The Battery (2012)


Written and directed by Jeremy Gardner, who also stars in the film alongside Adam Cronheim, The Battery is a fantastic, unique entry in the overcrowded zombie movie subgenre. Of course, I don’t mind the genre being overcrowded because I’m a huge fan of zombie movies, but it’s still great when you discover something so fresh and enjoyable.

Made for about $6,000, this is a perfect example of how movies done on such a low budget shouldn’t always use that as an excuse. In fact, it came as little surprise to anyone attending Dead By Dawn 2013 when the guys picked up the audience award for best feature. Gardner, Cronheim and Christian Stella were in attendance for pretty much the whole festival and you couldn’t have asked for wittier, friendlier, lovelier guests. They even put up with me trying to bend their ears whenever possible and get across just how much I loved the film.

Did I mention that I loved the film? It’s the story of two men who used to play together in a baseball team – the battery is a term for the catcher-pitcher combination in a baseball team – but now wander through a world that’s pretty lonely and dangerous. Zombies are the biggest danger, but there’s also a lot of tension that stems from the fact that these two men aren’t really close friends. Ben (Gardner) will go to some dangerous lengths to keep pushing Mickey (Cronheim) into killing his first zombie, for example, while Mickey will risk the meagre set-up that they have for the chance of contact with other survivors.

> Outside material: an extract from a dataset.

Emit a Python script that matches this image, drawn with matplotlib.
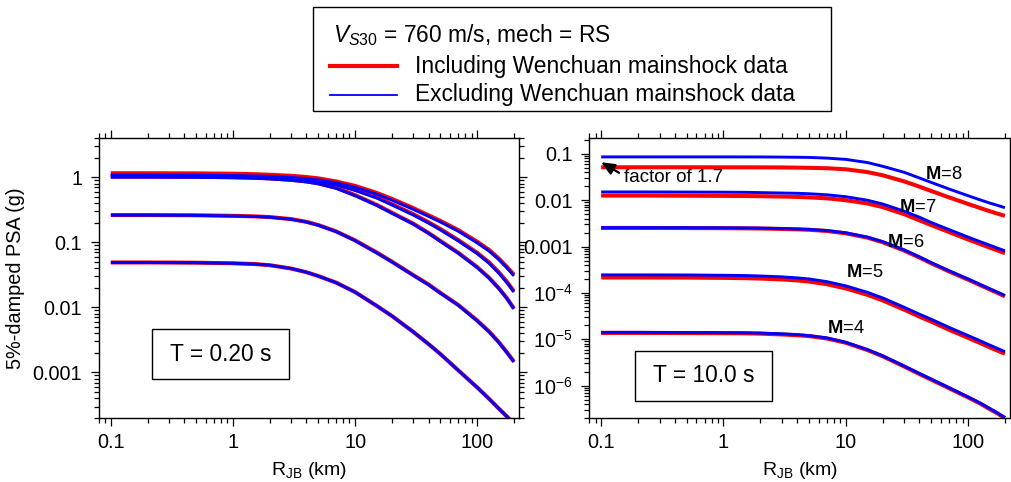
import matplotlib
matplotlib.use("Agg")
import matplotlib.pyplot as plt
from matplotlib.ticker import FixedLocator, FixedFormatter, LogLocator, NullFormatter
from matplotlib.lines import Line2D
from matplotlib.patches import Rectangle

plt.rcParams['font.family'] = ['Liberation Sans', 'DejaVu Sans']
plt.rcParams['mathtext.fontset'] = 'custom'
plt.rcParams['mathtext.rm'] = 'Liberation Sans'
plt.rcParams['mathtext.it'] = 'Liberation Sans:italic'
plt.rcParams['mathtext.bf'] = 'Liberation Sans:bold'

# ---------------- data ----------------
R = [0.1, 0.2, 0.5, 1, 1.5, 2, 3, 4, 5, 7, 10, 15, 20, 30, 40, 50, 70, 100, 125, 150, 175, 200]
magnitudes = [4, 5, 6, 7, 8]

# T = 0.20 s  (left panel)
t02_incl = {
    4: [0.049, 0.049, 0.0486, 0.0476, 0.0463, 0.0445, 0.0395, 0.0347, 0.0303, 0.0240, 0.0172, 0.0106, 0.0074, 0.0042, 0.00273, 0.00192, 0.00108, 0.00059, 0.000395, 0.00028, 0.000211, 0.000165],
    5: [0.262, 0.262, 0.260, 0.255, 0.250, 0.244, 0.227, 0.206, 0.184, 0.147, 0.107, 0.070, 0.0505, 0.0313, 0.0225, 0.0167, 0.0109, 0.0063, 0.00427, 0.00295, 0.00205, 0.00147],
    6: [1.02, 1.02, 1.015, 1.0, 0.982, 0.96, 0.912, 0.862, 0.805, 0.688, 0.53, 0.377, 0.285, 0.193, 0.139, 0.105, 0.069, 0.0416, 0.0286, 0.0198, 0.0139, 0.0096],
    7: [1.08, 1.08, 1.075, 1.06, 1.043, 1.025, 0.98, 0.935, 0.89, 0.785, 0.645, 0.495, 0.386, 0.27, 0.203, 0.16, 0.108, 0.069, 0.0492, 0.0348, 0.0248, 0.0177],
    8: [1.15, 1.15, 1.145, 1.13, 1.112, 1.09, 1.05, 1.005, 0.96, 0.86, 0.735, 0.575, 0.465, 0.335, 0.26, 0.213, 0.154, 0.102, 0.0765, 0.0565, 0.042, 0.0318],
}
t02_excl = {
    4: [0.049, 0.049, 0.0486, 0.0476, 0.0463, 0.0445, 0.0395, 0.0347, 0.0303, 0.0240, 0.0172, 0.0106, 0.0074, 0.0042, 0.00273, 0.00192, 0.00108, 0.00059, 0.000395, 0.00028, 0.000211, 0.000165],
    5: [0.261, 0.261, 0.259, 0.254, 0.249, 0.243, 0.226, 0.205, 0.183, 0.146, 0.106, 0.069, 0.050, 0.031, 0.0222, 0.0165, 0.0108, 0.0062, 0.0042, 0.0029, 0.00202, 0.00145],
    6: [1.0, 1.0, 0.995, 0.98, 0.962, 0.94, 0.895, 0.845, 0.79, 0.675, 0.52, 0.37, 0.28, 0.19, 0.137, 0.103, 0.068, 0.041, 0.0282, 0.0196, 0.0137, 0.0095],
    7: [1.04, 1.04, 1.035, 1.02, 1.005, 0.99, 0.95, 0.905, 0.86, 0.76, 0.625, 0.48, 0.375, 0.262, 0.197, 0.155, 0.105, 0.067, 0.0478, 0.0338, 0.0241, 0.0172],
    8: [1.08, 1.08, 1.075, 1.06, 1.045, 1.03, 0.99, 0.95, 0.91, 0.82, 0.70, 0.55, 0.445, 0.32, 0.25, 0.205, 0.148, 0.098, 0.0735, 0.0545, 0.0405, 0.0305],
}

# T = 10.0 s  (right panel)
t10_incl = {
    4: [1.37e-5, 1.37e-5, 1.36e-5, 1.35e-5, 1.34e-5, 1.32e-5, 1.27e-5, 1.22e-5, 1.17e-5, 1.04e-5, 8.4e-6, 5.85e-6, 4.3e-6, 2.58e-6, 1.78e-6, 1.34e-6, 8.75e-7, 5.55e-7, 4.12e-7, 3.12e-7, 2.48e-7, 1.98e-7],
    5: [2.15e-4, 2.15e-4, 2.14e-4, 2.11e-4, 2.08e-4, 2.04e-4, 1.95e-4, 1.86e-4, 1.76e-4, 1.54e-4, 1.25e-4, 9.1e-5, 6.9e-5, 4.35e-5, 3.08e-5, 2.4e-5, 1.6e-5, 1.07e-5, 8.3e-6, 6.7e-6, 5.65e-6, 4.85e-6],
    6: [0.00252, 0.00252, 0.00251, 0.00249, 0.00247, 0.00245, 0.00240, 0.00235, 0.00230, 0.00217, 0.00193, 0.00156, 0.00124, 0.00082, 0.00058, 0.000435, 0.00029, 0.000193, 0.000148, 0.000119, 0.0000995, 0.000084],
    7: [0.0126, 0.0126, 0.0125, 0.0124, 0.0123, 0.0122, 0.0120, 0.0118, 0.0115, 0.0110, 0.0100, 0.0085, 0.0071, 0.0050, 0.00368, 0.0029, 0.00205, 0.00142, 0.00114, 0.00095, 0.00082, 0.00072],
    8: [0.0514, 0.0514, 0.0514, 0.0513, 0.0513, 0.0512, 0.0509, 0.0505, 0.0500, 0.0490, 0.0465, 0.0405, 0.0345, 0.0255, 0.0196, 0.0158, 0.0115, 0.0083, 0.0068, 0.0058, 0.0051, 0.0046],
}
t10_excl = {
    4: [1.41e-5, 1.41e-5, 1.40e-5, 1.39e-5, 1.38e-5, 1.36e-5, 1.31e-5, 1.26e-5, 1.2e-5, 1.07e-5, 8.6e-6, 6.0e-6, 4.4e-6, 2.65e-6, 1.83e-6, 1.38e-6, 9.0e-7, 5.7e-7, 4.23e-7, 3.22e-7, 2.55e-7, 2.05e-7],
    5: [2.45e-4, 2.45e-4, 2.44e-4, 2.40e-4, 2.37e-4, 2.32e-4, 2.22e-4, 2.11e-4, 2.0e-4, 1.75e-4, 1.42e-4, 1.03e-4, 7.8e-5, 4.9e-5, 3.47e-5, 2.7e-5, 1.8e-5, 1.2e-5, 9.3e-6, 7.5e-6, 6.3e-6, 5.4e-6],
    6: [0.00257, 0.00257, 0.00256, 0.00254, 0.00252, 0.00250, 0.00245, 0.00240, 0.00235, 0.00222, 0.00198, 0.00160, 0.00128, 0.00085, 0.00060, 0.00045, 0.00030, 0.00020, 0.000153, 0.000123, 0.000103, 0.000088],
    7: [0.0151, 0.0151, 0.0150, 0.0149, 0.0148, 0.0146, 0.0143, 0.0141, 0.0138, 0.0131, 0.0119, 0.0100, 0.0083, 0.0058, 0.0043, 0.0033, 0.00232, 0.00160, 0.00128, 0.00107, 0.00092, 0.00081],
    8: [0.086, 0.086, 0.086, 0.086, 0.0859, 0.0858, 0.0852, 0.0846, 0.0838, 0.081, 0.076, 0.065, 0.054, 0.040, 0.0302, 0.0242, 0.0174, 0.0125, 0.0102, 0.0087, 0.0077, 0.0069],
}

x_ticks = [0.1, 1, 10, 100]
x_tick_labels = ['0.1', '1', '10', '100']
yL_ticks = [0.001, 0.01, 0.1, 1]
yL_tick_labels = ['0.001', '0.01', '0.1', '1']
yR_ticks = [1e-6, 1e-5, 1e-4, 1e-3, 1e-2, 1e-1]
yR_tick_labels = [r'$10^{-6}$', r'$10^{-5}$', r'$10^{-4}$', '0.001', '0.01', '0.1']

legend_title = r'$V_{S30}$ = 760 m/s, mech = RS'
label_incl = 'Including Wenchuan mainshock data'
label_excl = 'Excluding Wenchuan mainshock data'

# label positions (R, PSA) for magnitude labels on right panel
mag_label_pos = {8: (63, 0.0357), 7: (38.4, 0.0071), 6: (30.8, 0.00125), 5: (14.3, 0.00028), 4: (9.96, 1.7e-5)}

# ---------------- figure ----------------
W, H = 1011, 482
fig = plt.figure(figsize=(W / 100, H / 100), dpi=100)
axL = fig.add_axes([99 / W, 64 / H, 420 / W, 280 / H])
axR = fig.add_axes([589.3 / W, 64 / H, 420.7 / W, 280 / H])

RED = (1, 0, 0)
BLUE = (0, 0, 1)

for ax, incl, excl in ((axL, t02_incl, t02_excl), (axR, t10_incl, t10_excl)):
    for m in magnitudes:
        ax.plot(R, incl[m], color=RED, lw=2.9, solid_capstyle='butt',
                solid_joinstyle='round', zorder=2)
    for m in magnitudes:
        ax.plot(R, excl[m], color=BLUE, lw=2.1, solid_capstyle='butt',
                solid_joinstyle='round', zorder=3)
    ax.set_xscale('log')
    ax.set_yscale('log')
    ax.set_xlim(0.08, 220)
    ax.xaxis.set_major_locator(FixedLocator(x_ticks))
    ax.xaxis.set_major_formatter(FixedFormatter(x_tick_labels))
    ax.xaxis.set_minor_locator(LogLocator(base=10, subs=[2, 3, 4, 5, 6, 7, 8, 9], numticks=100))
    ax.xaxis.set_minor_formatter(NullFormatter())
    ax.yaxis.set_minor_locator(LogLocator(base=10, subs=[2, 3, 4, 5, 6, 7, 8, 9], numticks=100))
    ax.yaxis.set_minor_formatter(NullFormatter())
    ax.tick_params(which='both', direction='out', top=True, right=True,
                   labeltop=False, labelright=False, width=0.9, colors='black')
    ax.tick_params(which='major', length=6)
    ax.tick_params(which='minor', length=3.3)
    ax.tick_params(axis='y', which='major', pad=6, labelsize=14.3)
    ax.tick_params(axis='x', which='major', pad=4.5, labelsize=14.3)
    for s in ax.spines.values():
        s.set_linewidth(1.0)
    ax.set_xlabel(r'R$_{\mathrm{JB}}$ (km)', fontsize=14)
    ax.xaxis.set_label_coords(0.5, -0.15)

axL.set_ylim(2e-4, 4)
axL.yaxis.set_major_locator(FixedLocator(yL_ticks))
axL.yaxis.set_major_formatter(FixedFormatter(yL_tick_labels))
axL.set_ylabel('5%-damped PSA (g)', fontsize=14.3)
axL.yaxis.set_label_coords(-0.176, 0.5)

axR.set_ylim(2e-7, 0.22)
axR.yaxis.set_major_locator(FixedLocator(yR_ticks))
axR.yaxis.set_major_formatter(FixedFormatter(yR_tick_labels))

# period boxes
axL.add_patch(Rectangle((0.127, 0.138), 0.325, 0.18, transform=axL.transAxes,
                        fc='white', ec='black', lw=1.0, zorder=5))
axL.text(0.289, 0.228, 'T = 0.20 s', transform=axL.transAxes, ha='center', va='center',
         fontsize=16.4, zorder=6)
axR.add_patch(Rectangle((0.109, 0.061), 0.325, 0.178, transform=axR.transAxes,
                        fc='white', ec='black', lw=1.0, zorder=5))
axR.text(0.2715, 0.15, 'T = 10.0 s', transform=axR.transAxes, ha='center', va='center',
         fontsize=16.4, zorder=6)

# magnitude labels
for m in magnitudes:
    xm, ym = mag_label_pos[m]
    axR.text(xm, ym, r'$\mathbf{M}$=%d' % m, ha='center', va='center', fontsize=13.2, zorder=6)

# factor annotation
axR.text(0.155, 0.0303, 'factor of 1.7', ha='left', va='center', fontsize=13.5, zorder=6)
axR.annotate('', xy=(0.1, 0.066), xytext=(0.14, 0.039),
             arrowprops=dict(arrowstyle='-|>,head_length=0.8,head_width=0.35',
                             color='black', lw=1.6, shrinkA=0, shrinkB=0), zorder=6)

# legend (figure-level box)
fig.add_artist(Rectangle((313 / W, 1 - 111 / H), (831 - 313) / W, 104 / H,
                         transform=fig.transFigure, fc='white', ec='black', lw=1.0))
fig.text(333 / W, 1 - 35 / H, legend_title, fontsize=16.4, va='center', ha='left')
fig.add_artist(Line2D([330 / W, 397 / W], [1 - 66 / H, 1 - 66 / H], transform=fig.transFigure,
                      color=RED, lw=3.0))
fig.text(415 / W, 1 - 66 / H, label_incl, fontsize=16.4, va='center', ha='left')
fig.add_artist(Line2D([330 / W, 397 / W], [1 - 95 / H, 1 - 95 / H], transform=fig.transFigure,
                      color=BLUE, lw=1.3))
fig.text(415 / W, 1 - 95 / H, label_excl, fontsize=16.4, va='center', ha='left')

fig.savefig('out.png', dpi=100)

I’m not even going to do The Battery the disservice of praising it to the skies and then ending every paragraph with “for a $6,000 movie”. Once the film sucks you in and keeps you entertained the low budget isn’t noticeable. It’s not a great low-budget movie. It’s a GREAT movie, period.

The script is witty, sometimes shocking and features at least one scene that I guarantee is something you’ve never seen before, the acting from Gardner and Cronheim is superb (there are some others onscreen, but this is essentially the Gardner-Cronheim show) and there are a number of fun references for movie fans. And fans of mice (the names of four main characters, apparently, all come from famous mice). There’s one scene near the very end of the movie that doesn’t have a hell of a lot happening but holds the viewer in place with one beleaguered character for about eleven minutes. Some people watching the film might view that moment as a hell of a test. I didn’t even care. The guys making the film had earned my patience by then.

The whole film is a treat, but I cannot end this review without mentioning the moment that was, for me, one of the best cinematic moments I’ve seen so far this year. The soundtrack to this movie is great. In fact, it’s fantastic, and one musical moment kicks more ass than an epileptic donkey in amongst a herd of his friends at some demented, strobe-lit, donkey disco. Indeed, it made me so deliriously happy while it was on that I walked home trying to think of a phrase that would do it justice. And I came up with that one.

These people deserve to make money and keep making movies. They most certainly deserved the warm reception that they, and the movie, received in Edinburgh. You deserve to pick this up on DVD/Bluray when it hits store shelves within the next few months.